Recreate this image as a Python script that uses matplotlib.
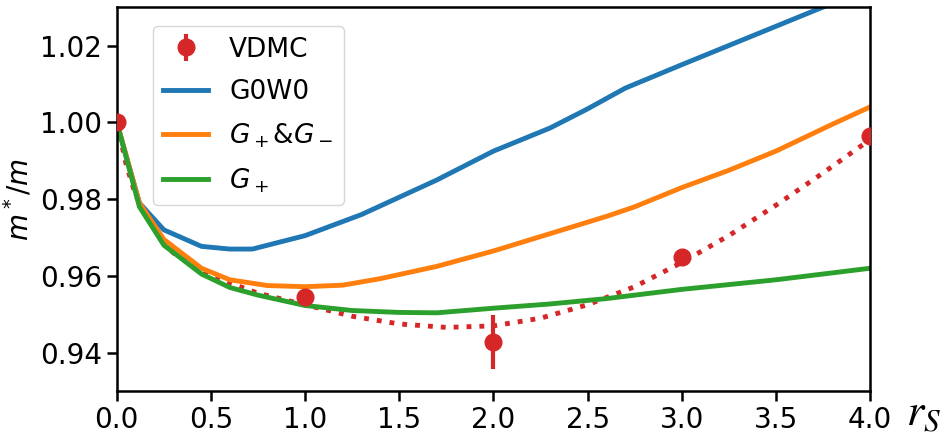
import numpy as np
import matplotlib
matplotlib.use("Agg")
import matplotlib.pyplot as plt

# VDMC points with error bars
rs_vdmc = [0.0, 1.0, 2.0, 3.0, 4.0]
m_vdmc = [1.000, 0.9545, 0.9428, 0.9650, 0.9965]
err_vdmc = [0.0005, 0.001, 0.007, 0.001, 0.001]

# fit through VDMC (dotted)
rs_fit = [0, 0.05, 0.1, 0.2, 0.3, 0.5, 0.75, 1.0, 1.25, 1.5, 1.75, 2.0,
          2.25, 2.5, 2.75, 3.0, 3.25, 3.5, 3.75, 4.0]
m_fit = [1.0, 0.989, 0.981, 0.972, 0.966, 0.960, 0.9555, 0.9525, 0.9495,
         0.9475, 0.9466, 0.9470, 0.9490, 0.9525, 0.9572, 0.9635, 0.9705,
         0.9784, 0.9868, 0.9955]

rs_g0w0 = [0, 0.12, 0.25, 0.45, 0.6, 0.72, 1.0, 1.3, 1.7, 2.0, 2.3, 2.5,
           2.7, 3.0, 3.3, 3.6, 3.8]
m_g0w0 = [1.0, 0.979, 0.972, 0.9677, 0.967, 0.967, 0.9705, 0.976, 0.985,
          0.9925, 0.9985, 1.0035, 1.0089, 1.015, 1.021, 1.027, 1.031]

rs_gpm = [0, 0.12, 0.25, 0.45, 0.6, 0.8, 1.0, 1.2, 1.4, 1.7, 2.0, 2.3,
          2.6, 2.75, 3.0, 3.25, 3.5, 3.8, 4.0]
m_gpm = [1.0, 0.979, 0.9695, 0.962, 0.959, 0.9575, 0.9572, 0.9576, 0.9593,
         0.9625, 0.9665, 0.971, 0.9755, 0.978, 0.983, 0.9875, 0.9925,
         0.9995, 1.004]

rs_gp = [0, 0.12, 0.25, 0.45, 0.6, 0.75, 1.0, 1.25, 1.5, 1.7, 2.0, 2.3,
         2.6, 3.0, 3.5, 4.0]
m_gp = [1.0, 0.978, 0.968, 0.9605, 0.957, 0.955, 0.9523, 0.951, 0.9505,
        0.9504, 0.9516, 0.9527, 0.9541, 0.9565, 0.959, 0.962]

xticks = [0.0, 0.5, 1.0, 1.5, 2.0, 2.5, 3.0, 3.5, 4.0]
yticks = [0.94, 0.96, 0.98, 1.00, 1.02]

fig = plt.figure(figsize=(9.42, 4.45), dpi=100)
ax = fig.add_axes([0.124, 0.121, 0.7996, 0.863])

eb = ax.errorbar(rs_vdmc, m_vdmc, yerr=err_vdmc, fmt='o', color='tab:red',
                 ms=12, elinewidth=3, capsize=0, zorder=5)
ax.plot(rs_fit, m_fit, ':', color='tab:red', lw=3.5)
l1, = ax.plot(rs_g0w0, m_g0w0, color='tab:blue', lw=3.5)
l2, = ax.plot(rs_gpm, m_gpm, color='tab:orange', lw=3.5)
l3, = ax.plot(rs_gp, m_gp, color='tab:green', lw=3.5)

ax.set_xlim(0, 4)
ax.set_ylim(0.93, 1.03)
ax.set_xticks(xticks)
ax.set_yticks(yticks)
ax.tick_params(labelsize=20, width=1.8, length=7)
for s in ax.spines.values():
    s.set_linewidth(1.8)

ax.set_ylabel(r'$m^*/m$', fontsize=20)
fig.text(0.98, 0.072, r'$r_S$', fontsize=32, math_fontfamily='stix',
         ha='center', va='center')

ax.legend([eb, l1, l2, l3], ['VDMC', 'G0W0', r'$G_+$&$G_-$', r'$G_+$'],
          loc='upper left', bbox_to_anchor=(0.03, 0.985), fontsize=19,
          handlelength=1.7, labelspacing=0.62)

fig.savefig('out.png', dpi=100)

^^^^

### What is required
Return only the number of lines in the data that contain "matplotlib".

### Solution
4